Aim of the exercise: Gather every line below where "this" appears.

---------- Material

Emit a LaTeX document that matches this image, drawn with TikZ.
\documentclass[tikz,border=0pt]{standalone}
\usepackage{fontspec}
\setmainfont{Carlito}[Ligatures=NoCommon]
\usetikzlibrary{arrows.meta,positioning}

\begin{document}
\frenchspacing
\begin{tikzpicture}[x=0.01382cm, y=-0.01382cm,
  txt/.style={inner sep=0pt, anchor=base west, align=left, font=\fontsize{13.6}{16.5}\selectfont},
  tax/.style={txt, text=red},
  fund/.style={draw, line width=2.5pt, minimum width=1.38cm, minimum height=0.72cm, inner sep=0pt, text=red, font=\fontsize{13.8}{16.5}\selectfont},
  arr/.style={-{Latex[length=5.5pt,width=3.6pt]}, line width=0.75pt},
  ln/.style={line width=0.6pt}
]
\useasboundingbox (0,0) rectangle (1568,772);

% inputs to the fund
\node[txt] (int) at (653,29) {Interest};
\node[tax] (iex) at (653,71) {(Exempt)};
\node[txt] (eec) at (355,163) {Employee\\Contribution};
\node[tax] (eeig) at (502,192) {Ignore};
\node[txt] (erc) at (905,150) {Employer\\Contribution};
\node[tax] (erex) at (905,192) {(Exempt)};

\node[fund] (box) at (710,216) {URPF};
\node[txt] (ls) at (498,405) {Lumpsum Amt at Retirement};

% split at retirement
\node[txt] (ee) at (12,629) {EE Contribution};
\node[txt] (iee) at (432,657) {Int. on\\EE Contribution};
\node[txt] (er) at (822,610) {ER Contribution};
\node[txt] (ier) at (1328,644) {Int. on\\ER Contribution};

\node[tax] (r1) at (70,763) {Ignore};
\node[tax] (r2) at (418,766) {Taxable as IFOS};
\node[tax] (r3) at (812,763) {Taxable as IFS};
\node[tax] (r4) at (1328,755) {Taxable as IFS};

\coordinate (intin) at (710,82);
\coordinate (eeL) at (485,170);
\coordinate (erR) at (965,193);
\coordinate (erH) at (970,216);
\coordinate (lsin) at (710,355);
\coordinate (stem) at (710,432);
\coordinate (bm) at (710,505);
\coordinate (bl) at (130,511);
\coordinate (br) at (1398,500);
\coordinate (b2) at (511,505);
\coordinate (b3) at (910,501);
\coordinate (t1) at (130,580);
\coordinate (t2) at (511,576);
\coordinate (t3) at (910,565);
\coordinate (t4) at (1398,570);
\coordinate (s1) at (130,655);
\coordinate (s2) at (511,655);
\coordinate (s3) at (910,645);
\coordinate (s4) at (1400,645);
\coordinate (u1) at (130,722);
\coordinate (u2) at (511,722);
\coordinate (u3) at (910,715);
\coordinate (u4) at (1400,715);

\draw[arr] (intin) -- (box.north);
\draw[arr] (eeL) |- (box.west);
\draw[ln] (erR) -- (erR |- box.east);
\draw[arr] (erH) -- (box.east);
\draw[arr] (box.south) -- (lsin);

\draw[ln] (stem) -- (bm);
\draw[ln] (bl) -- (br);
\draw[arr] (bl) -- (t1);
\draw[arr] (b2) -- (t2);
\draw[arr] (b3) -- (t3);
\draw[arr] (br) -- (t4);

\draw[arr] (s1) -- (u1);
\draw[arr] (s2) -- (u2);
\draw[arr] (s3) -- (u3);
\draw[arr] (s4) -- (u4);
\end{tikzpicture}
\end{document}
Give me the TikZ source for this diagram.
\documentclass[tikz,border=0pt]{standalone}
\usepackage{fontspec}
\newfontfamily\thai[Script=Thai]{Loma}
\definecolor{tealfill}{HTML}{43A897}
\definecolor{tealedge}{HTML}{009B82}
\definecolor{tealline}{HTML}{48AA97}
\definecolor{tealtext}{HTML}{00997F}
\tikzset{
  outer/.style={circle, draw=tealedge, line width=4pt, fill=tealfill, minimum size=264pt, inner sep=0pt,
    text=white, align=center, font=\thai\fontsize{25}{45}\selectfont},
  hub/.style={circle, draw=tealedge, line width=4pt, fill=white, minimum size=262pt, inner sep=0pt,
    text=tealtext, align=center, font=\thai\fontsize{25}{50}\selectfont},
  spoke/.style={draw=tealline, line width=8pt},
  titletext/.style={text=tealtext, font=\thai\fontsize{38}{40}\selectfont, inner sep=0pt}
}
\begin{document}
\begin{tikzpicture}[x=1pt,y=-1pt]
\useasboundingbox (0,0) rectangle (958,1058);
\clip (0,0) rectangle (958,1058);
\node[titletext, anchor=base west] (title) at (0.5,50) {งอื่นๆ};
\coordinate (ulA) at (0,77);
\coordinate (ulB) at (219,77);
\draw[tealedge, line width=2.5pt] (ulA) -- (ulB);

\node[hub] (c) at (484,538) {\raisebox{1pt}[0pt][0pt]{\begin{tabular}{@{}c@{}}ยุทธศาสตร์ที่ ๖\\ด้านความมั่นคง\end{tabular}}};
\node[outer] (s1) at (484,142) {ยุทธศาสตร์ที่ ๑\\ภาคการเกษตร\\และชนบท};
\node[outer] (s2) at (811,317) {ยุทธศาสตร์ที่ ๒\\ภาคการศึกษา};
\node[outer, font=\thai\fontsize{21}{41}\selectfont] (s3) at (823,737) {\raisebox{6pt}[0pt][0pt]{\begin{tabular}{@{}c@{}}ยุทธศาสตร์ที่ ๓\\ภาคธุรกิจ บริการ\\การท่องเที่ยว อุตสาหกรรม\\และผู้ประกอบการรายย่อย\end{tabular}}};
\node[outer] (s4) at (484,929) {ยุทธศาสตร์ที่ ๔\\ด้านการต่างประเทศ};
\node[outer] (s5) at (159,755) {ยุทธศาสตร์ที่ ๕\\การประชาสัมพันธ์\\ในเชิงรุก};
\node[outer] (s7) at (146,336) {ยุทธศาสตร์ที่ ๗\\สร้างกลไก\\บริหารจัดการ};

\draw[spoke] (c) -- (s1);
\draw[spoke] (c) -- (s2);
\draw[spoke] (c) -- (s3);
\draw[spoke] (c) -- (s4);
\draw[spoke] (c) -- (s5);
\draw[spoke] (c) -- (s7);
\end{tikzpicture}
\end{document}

--------------------

Written solution:
Emit a LaTeX document that matches this image, drawn with TikZ.
Give me the TikZ source for this diagram.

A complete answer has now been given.